[Information provided]
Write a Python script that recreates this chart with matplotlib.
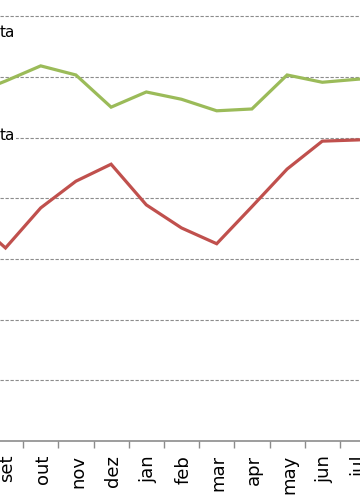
import numpy as np
import matplotlib
matplotlib.use("Agg")
import matplotlib.pyplot as plt
from matplotlib.transforms import ScaledTranslation

plt.rcParams['font.family'] = ['DejaVu Sans']

# first and last month sit outside the cropped view, only the line stubs show
months = ["ago", "set", "out", "nov", "dez", "jan", "feb", "mar", "apr", "may", "jun", "jul", "aug"]
green_vals = [5.70, 5.93, 6.18, 6.03, 5.50, 5.75, 5.63, 5.44, 5.47, 6.03, 5.91, 5.96, 6.00]
red_vals   = [3.70, 3.18, 3.84, 4.28, 4.56, 3.89, 3.51, 3.25, 3.86, 4.48, 4.94, 4.96, 4.99]
grid_levels = [1, 2, 3, 4, 5, 6, 7]

GREEN = "#9BBB59"
RED   = "#C0504D"

fig = plt.figure(figsize=(3.6, 5.04), dpi=100)
# axes spills past the figure edges: the chart is a crop of a wider one
ax = fig.add_axes([0, 63 / 504, 1, 441 / 504])

x = np.arange(len(months)) - 1
ax.plot(x, green_vals, color=GREEN, lw=2.3, solid_joinstyle="miter", zorder=3)
ax.plot(x, red_vals, color=RED, lw=2.3, solid_joinstyle="miter", zorder=3)

for g in grid_levels:
    ax.axhline(g, color="#8c8c8c", lw=0.8, ls=(0, (3, 1.5)), zorder=1)

ax.set_xticks(x)
ax.set_xticklabels(months, rotation=90, fontsize=13)
ax.tick_params(axis="x", which="major", length=0, pad=10)
ax.set_xticks(x[:-1] + 0.5, minor=True)
ax.tick_params(axis="x", which="minor", length=5, width=1, color="#8c8c8c", direction="out")
ax.set_yticks([])
shift = ScaledTranslation(2 / 100, 0, fig.dpi_scale_trans)
for lab in ax.get_xticklabels():
    lab.set_transform(lab.get_transform() + shift)

px_per_cat = 35.2
x0 = 5.5
ax.set_xlim(-x0 / px_per_cat, (360 - x0) / px_per_cat)
ax.set_ylim(0, 441 / 60.7)

for side in ["left", "right", "top"]:
    ax.spines[side].set_visible(False)
ax.spines["bottom"].set_color("#8c8c8c")
ax.spines["bottom"].set_linewidth(1.2)

box = dict(facecolor="white", edgecolor="none", pad=0.5)
fig.text(15 / 360, 1 - 37 / 504, "ta", ha="right", va="baseline", fontsize=11, bbox=box)
fig.text(15 / 360, 1 - 140 / 504, "ta", ha="right", va="baseline", fontsize=11, bbox=box, zorder=5)

fig.savefig("out.png", dpi=100)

[Goal] Set every line down exactly as written, leaving each picture out.

[Response below]
Write a Python script that recreates this chart with matplotlib.
import numpy as np
import matplotlib
matplotlib.use("Agg")
import matplotlib.pyplot as plt
from matplotlib.transforms import ScaledTranslation

plt.rcParams['font.family'] = ['DejaVu Sans']

# first and last month sit outside the cropped view, only the line stubs show
months = ["ago", "set", "out", "nov", "dez", "jan", "feb", "mar", "apr", "may", "jun", "jul", "aug"]
green_vals = [5.70, 5.93, 6.18, 6.03, 5.50, 5.75, 5.63, 5.44, 5.47, 6.03, 5.91, 5.96, 6.00]
red_vals   = [3.70, 3.18, 3.84, 4.28, 4.56, 3.89, 3.51, 3.25, 3.86, 4.48, 4.94, 4.96, 4.99]
grid_levels = [1, 2, 3, 4, 5, 6, 7]

GREEN = "#9BBB59"
RED   = "#C0504D"

fig = plt.figure(figsize=(3.6, 5.04), dpi=100)
# axes spills past the figure edges: the chart is a crop of a wider one
ax = fig.add_axes([0, 63 / 504, 1, 441 / 504])

x = np.arange(len(months)) - 1
ax.plot(x, green_vals, color=GREEN, lw=2.3, solid_joinstyle="miter", zorder=3)
ax.plot(x, red_vals, color=RED, lw=2.3, solid_joinstyle="miter", zorder=3)

for g in grid_levels:
    ax.axhline(g, color="#8c8c8c", lw=0.8, ls=(0, (3, 1.5)), zorder=1)

ax.set_xticks(x)
ax.set_xticklabels(months, rotation=90, fontsize=13)
ax.tick_params(axis="x", which="major", length=0, pad=10)
ax.set_xticks(x[:-1] + 0.5, minor=True)
ax.tick_params(axis="x", which="minor", length=5, width=1, color="#8c8c8c", direction="out")
ax.set_yticks([])
shift = ScaledTranslation(2 / 100, 0, fig.dpi_scale_trans)
for lab in ax.get_xticklabels():
    lab.set_transform(lab.get_transform() + shift)

px_per_cat = 35.2
x0 = 5.5
ax.set_xlim(-x0 / px_per_cat, (360 - x0) / px_per_cat)
ax.set_ylim(0, 441 / 60.7)

for side in ["left", "right", "top"]:
    ax.spines[side].set_visible(False)
ax.spines["bottom"].set_color("#8c8c8c")
ax.spines["bottom"].set_linewidth(1.2)

box = dict(facecolor="white", edgecolor="none", pad=0.5)
fig.text(15 / 360, 1 - 37 / 504, "ta", ha="right", va="baseline", fontsize=11, bbox=box)
fig.text(15 / 360, 1 - 140 / 504, "ta", ha="right", va="baseline", fontsize=11, bbox=box, zorder=5)

fig.savefig("out.png", dpi=100)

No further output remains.